1 comment to Finding an ATM Skimmer

  • me

    German banks no longer use the magnetic strip. I belive the first have been issuing cards entirely without it. Instead, the EMV chip you’ll find on most modern cards is (supposed to be) used. And it should not be as easy to copy.

    It does seem that as long as you do have the magnetic strip you aren’t safe – they just cannot use the fake cards in European ATMs anymore. Instead, they transmit the data the the US for example, copy it on a card and withdraw money on the less secure US ATMs.
    And if you have a EMV-only card, you might not be able to use it everywhere.

    However, I can imagine that the eastern european gangs that are suspected to be behind this, once that European banks started making the job much harder for them, are moving to other countries.

    I’m a bit suprised that the banks apparently aren’t using more complex countermeasures (well, maybe they are on newer ATMs, and just don’t tell). For example, a pinhole camera that monitors the card slot against tampering, and magnetic sensors to detect if anything was attached. It would be easy for the ATM to automatically call the police or service teams when such a manipulation was detected, and take it out of service on the next transaction.
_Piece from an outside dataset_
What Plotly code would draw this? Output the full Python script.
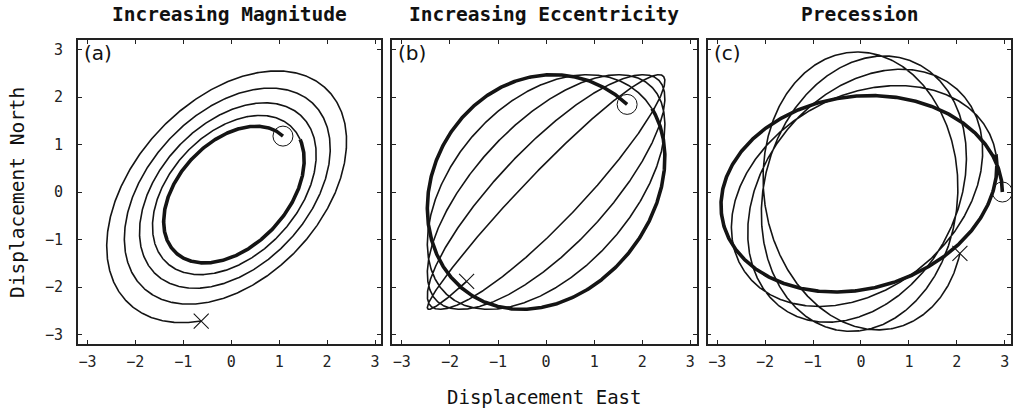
import numpy as np
import plotly.graph_objects as go

# ---- figure geometry / shared axis settings ----
W, H = 1013, 410
TICKS = [-3, -2, -1, 0, 1, 2, 3]
X_RANGE = [-3.2, 3.13]
Y_RANGE = [-3.2, 3.2]

panel_titles = ["Increasing Magnitude", "Increasing Eccentricity", "Precession"]
panel_tags = ["(a)", "(b)", "(c)"]
x_title = "Displacement East"
y_title = "Displacement North"

# ---- (a) elliptical orbit whose size grows every turn ----
mag_start_amp = 1.326          # east amplitude at the start point
mag_growth_per_turn = 1.165    # amplitude multiplier per revolution
mag_north_ratio = 1.03         # north / east amplitude
mag_phase_deg = 66.0           # north lags east by this phase
mag_turn_deg = [35.5, 1696.5]  # orbit angle at start and end
mag_bold_span_deg = 345.0      # first part drawn heavy

# ---- (b) orbit whose east/north phase collapses (eccentricity grows) ----
ecc_amp = 2.47
ecc_phase_deg = [88.7, 7.7]    # phase at start, at end
ecc_turn_deg = [47.0, 1668.0]
ecc_bold_span_deg = 340.0

# ---- (c) fixed-shape orbit whose major axis rotates ----
prec_axes = [2.95, 2.02]       # semi-major, semi-minor
prec_tilt_deg = [0.0, 108.0]   # tilt of major axis at start, at end
prec_turn_deg = [0.0, 1670.7]
prec_bold_span_deg = 350.0


def sweep(t0, t1, step=0.5):
    n = int(abs(t1 - t0) / step) + 2
    return np.linspace(t0, t1, n)


def orbit_mag(t):
    frac = (t - mag_turn_deg[0]) / 360.0
    amp = mag_start_amp * mag_growth_per_turn ** frac
    r = np.radians(t)
    x = amp * np.cos(r)
    y = amp * mag_north_ratio * np.cos(r - np.radians(mag_phase_deg))
    return x, y


def orbit_ecc(t):
    f = (t - ecc_turn_deg[0]) / (ecc_turn_deg[1] - ecc_turn_deg[0])
    ph = ecc_phase_deg[0] + (ecc_phase_deg[1] - ecc_phase_deg[0]) * f
    r = np.radians(t)
    return ecc_amp * np.cos(r), ecc_amp * np.cos(r - np.radians(ph))


def orbit_prec(t):
    f = (t - prec_turn_deg[0]) / (prec_turn_deg[1] - prec_turn_deg[0])
    th = np.radians(prec_tilt_deg[0] + (prec_tilt_deg[1] - prec_tilt_deg[0]) * f)
    r = np.radians(t)
    u = prec_axes[0] * np.cos(r)
    v = prec_axes[1] * np.sin(r)
    return u * np.cos(th) - v * np.sin(th), u * np.sin(th) + v * np.cos(th)


panels = [
    (orbit_mag, mag_turn_deg, mag_bold_span_deg),
    (orbit_ecc, ecc_turn_deg, ecc_bold_span_deg),
    (orbit_prec, prec_turn_deg, prec_bold_span_deg),
]

INK = "#141414"
fig = go.Figure()

for i, (fn, turns, bold) in enumerate(panels):
    xa = "x" if i == 0 else f"x{i + 1}"
    ya = "y" if i == 0 else f"y{i + 1}"
    t_split = turns[0] + bold
    # thin remainder of the path
    xs, ys = fn(sweep(t_split, turns[1]))
    fig.add_trace(go.Scatter(x=xs, y=ys, mode="lines", xaxis=xa, yaxis=ya,
                             line=dict(color=INK, width=1.6), showlegend=False,
                             hoverinfo="skip"))
    # heavy first turn
    xs, ys = fn(sweep(turns[0], t_split))
    fig.add_trace(go.Scatter(x=xs, y=ys, mode="lines", xaxis=xa, yaxis=ya,
                             line=dict(color=INK, width=3.6), showlegend=False,
                             hoverinfo="skip"))
    # start (circle) and end (cross) markers
    x0, y0 = fn(np.array([turns[0]]))
    x1, y1 = fn(np.array([turns[1]]))
    fig.add_trace(go.Scatter(x=x0, y=y0, mode="markers", xaxis=xa, yaxis=ya,
                             marker=dict(symbol="circle-open", size=20,
                                         color=INK, line=dict(width=1)),
                             showlegend=False, hoverinfo="skip", cliponaxis=False))
    fig.add_trace(go.Scatter(x=x1, y=y1, mode="markers", xaxis=xa, yaxis=ya,
                             marker=dict(symbol="x-thin-open", size=15,
                                         color=INK, line=dict(width=1.1, color=INK)),
                             showlegend=False, hoverinfo="skip"))

# panel placement in pixels
x_px = [(78, 382), (393, 698), (709, 1013)]
y_px = (40, 344)
ydom = [1 - y_px[1] / H, 1 - y_px[0] / H]

mono = "DejaVu Sans Mono"
axis_common = dict(
    showline=True, linecolor="#222", linewidth=1.5, mirror="ticks",
    ticks="inside", ticklen=4, tickwidth=1, tickcolor="#222",
    tickvals=TICKS, showgrid=False, zeroline=False,
    tickfont=dict(family=mono, size=15, color="#222"),
)

layout = dict(width=W, height=H, margin=dict(l=0, r=0, t=0, b=0),
              paper_bgcolor="white", plot_bgcolor="white", showlegend=False)

for i in range(3):
    sx = "" if i == 0 else str(i + 1)
    layout[f"xaxis{sx}"] = dict(axis_common, domain=[x_px[i][0] / W, x_px[i][1] / W],
                                range=X_RANGE, anchor=f"y{sx}", ticklabelstandoff=3)
    layout[f"yaxis{sx}"] = dict(axis_common, domain=ydom, range=Y_RANGE,
                                anchor=f"x{sx}", showticklabels=(i == 0),
                                ticklabelstandoff=10)

fig.update_layout(**layout)

ann = []
for i in range(3):
    cx = (x_px[i][0] + x_px[i][1]) / 2 / W
    ann.append(dict(text=f"<b>{panel_titles[i]}</b>", x=cx, y=1 - 14 / H,
                    xref="paper", yref="paper", showarrow=False,
                    xanchor="center", yanchor="middle",
                    font=dict(family=mono, size=19.5, color="#111")))
    ann.append(dict(text=panel_tags[i], x=(x_px[i][0] + 4) / W, y=1 - 53 / H,
                    xref="paper", yref="paper", showarrow=False,
                    xanchor="left", yanchor="middle",
                    font=dict(family="DejaVu Sans", size=20, color="#111")))

ann.append(dict(text=x_title, x=545.5 / W, y=1 - 397 / H, xref="paper", yref="paper",
                showarrow=False, xanchor="center", yanchor="middle",
                font=dict(family=mono, size=19, color="#111")))
ann.append(dict(text=y_title, x=17 / W, y=1 - 192 / H, xref="paper", yref="paper",
                showarrow=False, xanchor="center", yanchor="middle", textangle=-90,
                font=dict(family=mono, size=19.5, color="#111")))
fig.update_layout(annotations=ann)

fig.write_html("out.html")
    Of higher popularity recently apparently is the replacing of POS terminals. I.e. they go to some shop or restaurant, distract the staff, and swap the card swipers (or break into the shop at night). Then some time later probably swap them back. Apparently regular skimming dropped by 50+% the last year in Germany, except for POS skimming which increased. There was also one case where they were able to remotely manipulate the POS devices via a buffer overflow.